— Begin —
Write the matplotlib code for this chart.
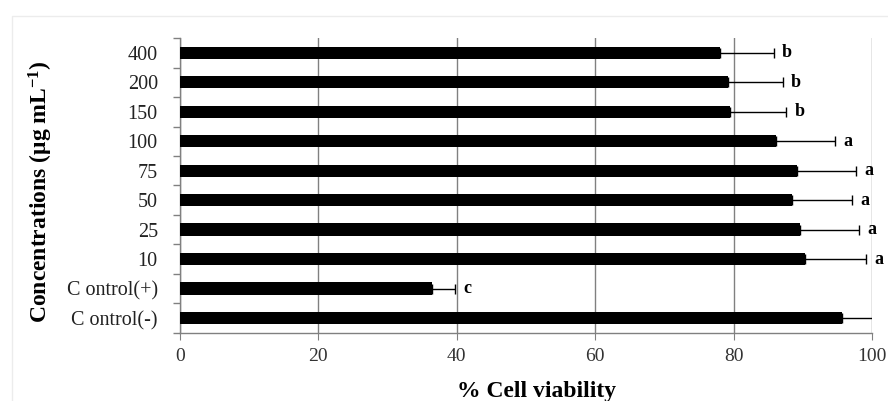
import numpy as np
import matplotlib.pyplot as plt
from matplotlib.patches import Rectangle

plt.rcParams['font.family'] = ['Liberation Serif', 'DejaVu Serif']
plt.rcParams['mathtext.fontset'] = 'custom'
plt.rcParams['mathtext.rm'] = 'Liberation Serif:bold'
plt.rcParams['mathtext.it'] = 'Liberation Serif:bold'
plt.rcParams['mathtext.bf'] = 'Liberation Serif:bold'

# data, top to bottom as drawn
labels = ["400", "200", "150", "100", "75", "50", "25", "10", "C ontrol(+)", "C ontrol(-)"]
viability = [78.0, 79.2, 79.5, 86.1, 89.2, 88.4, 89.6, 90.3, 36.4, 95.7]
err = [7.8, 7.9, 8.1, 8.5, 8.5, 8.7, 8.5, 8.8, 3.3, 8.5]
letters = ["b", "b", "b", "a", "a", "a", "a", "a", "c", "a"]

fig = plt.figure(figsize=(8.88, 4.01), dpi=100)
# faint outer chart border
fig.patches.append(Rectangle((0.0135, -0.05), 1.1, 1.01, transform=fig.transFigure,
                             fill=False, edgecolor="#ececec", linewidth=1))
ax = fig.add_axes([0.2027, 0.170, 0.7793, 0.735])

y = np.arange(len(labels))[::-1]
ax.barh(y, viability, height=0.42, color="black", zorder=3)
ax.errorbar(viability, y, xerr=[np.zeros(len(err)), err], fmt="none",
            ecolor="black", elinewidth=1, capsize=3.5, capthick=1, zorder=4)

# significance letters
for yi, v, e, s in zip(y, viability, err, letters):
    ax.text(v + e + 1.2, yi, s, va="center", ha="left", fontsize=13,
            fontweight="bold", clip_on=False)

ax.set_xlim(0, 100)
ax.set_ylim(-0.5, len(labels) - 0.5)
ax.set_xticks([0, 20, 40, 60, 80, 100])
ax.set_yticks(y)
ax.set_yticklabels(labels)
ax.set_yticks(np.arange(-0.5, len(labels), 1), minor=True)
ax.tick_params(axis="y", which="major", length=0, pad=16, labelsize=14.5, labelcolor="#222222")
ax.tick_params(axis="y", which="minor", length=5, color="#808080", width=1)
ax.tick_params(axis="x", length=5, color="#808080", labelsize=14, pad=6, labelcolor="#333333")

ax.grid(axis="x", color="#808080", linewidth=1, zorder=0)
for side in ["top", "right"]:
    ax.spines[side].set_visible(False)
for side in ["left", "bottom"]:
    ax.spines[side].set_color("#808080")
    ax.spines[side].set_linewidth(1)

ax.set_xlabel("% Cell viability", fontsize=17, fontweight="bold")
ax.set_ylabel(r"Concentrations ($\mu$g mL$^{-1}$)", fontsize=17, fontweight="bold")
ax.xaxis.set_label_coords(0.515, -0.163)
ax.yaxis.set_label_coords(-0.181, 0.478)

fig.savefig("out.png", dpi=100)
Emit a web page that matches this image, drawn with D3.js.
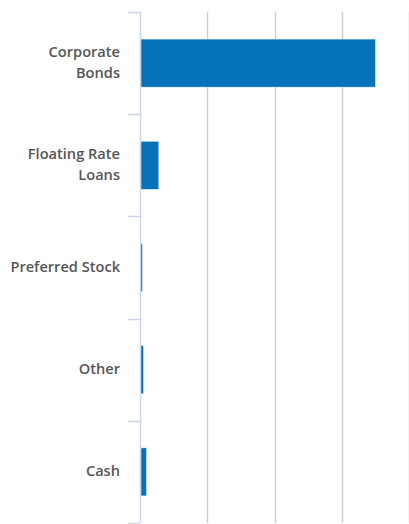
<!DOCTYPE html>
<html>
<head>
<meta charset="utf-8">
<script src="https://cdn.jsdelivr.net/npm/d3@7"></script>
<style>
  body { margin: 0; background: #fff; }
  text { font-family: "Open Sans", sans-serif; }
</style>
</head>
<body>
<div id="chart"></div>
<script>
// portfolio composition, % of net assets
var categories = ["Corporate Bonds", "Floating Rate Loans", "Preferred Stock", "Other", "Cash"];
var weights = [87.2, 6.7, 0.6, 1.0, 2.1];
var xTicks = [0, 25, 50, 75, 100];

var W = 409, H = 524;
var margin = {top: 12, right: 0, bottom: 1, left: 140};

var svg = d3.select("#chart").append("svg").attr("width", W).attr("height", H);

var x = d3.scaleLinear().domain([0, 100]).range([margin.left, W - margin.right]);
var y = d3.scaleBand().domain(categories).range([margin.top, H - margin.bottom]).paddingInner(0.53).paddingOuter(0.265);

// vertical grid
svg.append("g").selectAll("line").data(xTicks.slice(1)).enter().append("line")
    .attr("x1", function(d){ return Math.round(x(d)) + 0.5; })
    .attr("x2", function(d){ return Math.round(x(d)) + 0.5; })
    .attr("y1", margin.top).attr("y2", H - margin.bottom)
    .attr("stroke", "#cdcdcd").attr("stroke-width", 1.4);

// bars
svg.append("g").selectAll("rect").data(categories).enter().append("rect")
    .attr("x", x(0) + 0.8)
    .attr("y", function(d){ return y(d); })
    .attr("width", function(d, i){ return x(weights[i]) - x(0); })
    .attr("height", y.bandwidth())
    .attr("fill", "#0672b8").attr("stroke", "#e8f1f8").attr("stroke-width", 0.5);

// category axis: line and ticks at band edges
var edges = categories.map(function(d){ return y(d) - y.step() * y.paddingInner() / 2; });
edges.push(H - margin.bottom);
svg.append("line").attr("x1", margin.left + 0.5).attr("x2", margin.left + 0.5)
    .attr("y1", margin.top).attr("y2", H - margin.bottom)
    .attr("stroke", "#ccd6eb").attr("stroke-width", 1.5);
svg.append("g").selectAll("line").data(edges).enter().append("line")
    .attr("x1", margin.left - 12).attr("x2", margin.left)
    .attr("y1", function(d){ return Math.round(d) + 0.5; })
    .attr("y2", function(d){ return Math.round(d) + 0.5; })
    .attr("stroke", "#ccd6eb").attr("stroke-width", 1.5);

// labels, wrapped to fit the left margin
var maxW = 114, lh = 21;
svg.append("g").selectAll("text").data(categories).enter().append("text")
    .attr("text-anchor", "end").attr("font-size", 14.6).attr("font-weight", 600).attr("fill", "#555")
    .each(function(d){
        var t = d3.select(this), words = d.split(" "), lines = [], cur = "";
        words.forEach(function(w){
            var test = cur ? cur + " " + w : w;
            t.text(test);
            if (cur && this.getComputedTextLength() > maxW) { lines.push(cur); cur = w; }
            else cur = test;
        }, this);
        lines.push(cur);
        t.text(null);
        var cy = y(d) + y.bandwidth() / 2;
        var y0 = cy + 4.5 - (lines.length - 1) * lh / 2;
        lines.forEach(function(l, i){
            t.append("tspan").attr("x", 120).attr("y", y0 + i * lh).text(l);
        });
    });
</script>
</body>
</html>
— End —
Challenge:
Leave out all images, then reproduce the entries above exactly.

Right answer:
Write the matplotlib code for this chart.
import numpy as np
import matplotlib.pyplot as plt
from matplotlib.patches import Rectangle

plt.rcParams['font.family'] = ['Liberation Serif', 'DejaVu Serif']
plt.rcParams['mathtext.fontset'] = 'custom'
plt.rcParams['mathtext.rm'] = 'Liberation Serif:bold'
plt.rcParams['mathtext.it'] = 'Liberation Serif:bold'
plt.rcParams['mathtext.bf'] = 'Liberation Serif:bold'

# data, top to bottom as drawn
labels = ["400", "200", "150", "100", "75", "50", "25", "10", "C ontrol(+)", "C ontrol(-)"]
viability = [78.0, 79.2, 79.5, 86.1, 89.2, 88.4, 89.6, 90.3, 36.4, 95.7]
err = [7.8, 7.9, 8.1, 8.5, 8.5, 8.7, 8.5, 8.8, 3.3, 8.5]
letters = ["b", "b", "b", "a", "a", "a", "a", "a", "c", "a"]

fig = plt.figure(figsize=(8.88, 4.01), dpi=100)
# faint outer chart border
fig.patches.append(Rectangle((0.0135, -0.05), 1.1, 1.01, transform=fig.transFigure,
                             fill=False, edgecolor="#ececec", linewidth=1))
ax = fig.add_axes([0.2027, 0.170, 0.7793, 0.735])

y = np.arange(len(labels))[::-1]
ax.barh(y, viability, height=0.42, color="black", zorder=3)
ax.errorbar(viability, y, xerr=[np.zeros(len(err)), err], fmt="none",
            ecolor="black", elinewidth=1, capsize=3.5, capthick=1, zorder=4)

# significance letters
for yi, v, e, s in zip(y, viability, err, letters):
    ax.text(v + e + 1.2, yi, s, va="center", ha="left", fontsize=13,
            fontweight="bold", clip_on=False)

ax.set_xlim(0, 100)
ax.set_ylim(-0.5, len(labels) - 0.5)
ax.set_xticks([0, 20, 40, 60, 80, 100])
ax.set_yticks(y)
ax.set_yticklabels(labels)
ax.set_yticks(np.arange(-0.5, len(labels), 1), minor=True)
ax.tick_params(axis="y", which="major", length=0, pad=16, labelsize=14.5, labelcolor="#222222")
ax.tick_params(axis="y", which="minor", length=5, color="#808080", width=1)
ax.tick_params(axis="x", length=5, color="#808080", labelsize=14, pad=6, labelcolor="#333333")

ax.grid(axis="x", color="#808080", linewidth=1, zorder=0)
for side in ["top", "right"]:
    ax.spines[side].set_visible(False)
for side in ["left", "bottom"]:
    ax.spines[side].set_color("#808080")
    ax.spines[side].set_linewidth(1)

ax.set_xlabel("% Cell viability", fontsize=17, fontweight="bold")
ax.set_ylabel(r"Concentrations ($\mu$g mL$^{-1}$)", fontsize=17, fontweight="bold")
ax.xaxis.set_label_coords(0.515, -0.163)
ax.yaxis.set_label_coords(-0.181, 0.478)

fig.savefig("out.png", dpi=100)
Emit a web page that matches this image, drawn with D3.js.
<!DOCTYPE html>
<html>
<head>
<meta charset="utf-8">
<script src="https://cdn.jsdelivr.net/npm/d3@7"></script>
<style>
  body { margin: 0; background: #fff; }
  text { font-family: "Open Sans", sans-serif; }
</style>
</head>
<body>
<div id="chart"></div>
<script>
// portfolio composition, % of net assets
var categories = ["Corporate Bonds", "Floating Rate Loans", "Preferred Stock", "Other", "Cash"];
var weights = [87.2, 6.7, 0.6, 1.0, 2.1];
var xTicks = [0, 25, 50, 75, 100];

var W = 409, H = 524;
var margin = {top: 12, right: 0, bottom: 1, left: 140};

var svg = d3.select("#chart").append("svg").attr("width", W).attr("height", H);

var x = d3.scaleLinear().domain([0, 100]).range([margin.left, W - margin.right]);
var y = d3.scaleBand().domain(categories).range([margin.top, H - margin.bottom]).paddingInner(0.53).paddingOuter(0.265);

// vertical grid
svg.append("g").selectAll("line").data(xTicks.slice(1)).enter().append("line")
    .attr("x1", function(d){ return Math.round(x(d)) + 0.5; })
    .attr("x2", function(d){ return Math.round(x(d)) + 0.5; })
    .attr("y1", margin.top).attr("y2", H - margin.bottom)
    .attr("stroke", "#cdcdcd").attr("stroke-width", 1.4);

// bars
svg.append("g").selectAll("rect").data(categories).enter().append("rect")
    .attr("x", x(0) + 0.8)
    .attr("y", function(d){ return y(d); })
    .attr("width", function(d, i){ return x(weights[i]) - x(0); })
    .attr("height", y.bandwidth())
    .attr("fill", "#0672b8").attr("stroke", "#e8f1f8").attr("stroke-width", 0.5);

// category axis: line and ticks at band edges
var edges = categories.map(function(d){ return y(d) - y.step() * y.paddingInner() / 2; });
edges.push(H - margin.bottom);
svg.append("line").attr("x1", margin.left + 0.5).attr("x2", margin.left + 0.5)
    .attr("y1", margin.top).attr("y2", H - margin.bottom)
    .attr("stroke", "#ccd6eb").attr("stroke-width", 1.5);
svg.append("g").selectAll("line").data(edges).enter().append("line")
    .attr("x1", margin.left - 12).attr("x2", margin.left)
    .attr("y1", function(d){ return Math.round(d) + 0.5; })
    .attr("y2", function(d){ return Math.round(d) + 0.5; })
    .attr("stroke", "#ccd6eb").attr("stroke-width", 1.5);

// labels, wrapped to fit the left margin
var maxW = 114, lh = 21;
svg.append("g").selectAll("text").data(categories).enter().append("text")
    .attr("text-anchor", "end").attr("font-size", 14.6).attr("font-weight", 600).attr("fill", "#555")
    .each(function(d){
        var t = d3.select(this), words = d.split(" "), lines = [], cur = "";
        words.forEach(function(w){
            var test = cur ? cur + " " + w : w;
            t.text(test);
            if (cur && this.getComputedTextLength() > maxW) { lines.push(cur); cur = w; }
            else cur = test;
        }, this);
        lines.push(cur);
        t.text(null);
        var cy = y(d) + y.bandwidth() / 2;
        var y0 = cy + 4.5 - (lines.length - 1) * lh / 2;
        lines.forEach(function(l, i){
            t.append("tspan").attr("x", 120).attr("y", y0 + i * lh).text(l);
        });
    });
</script>
</body>
</html>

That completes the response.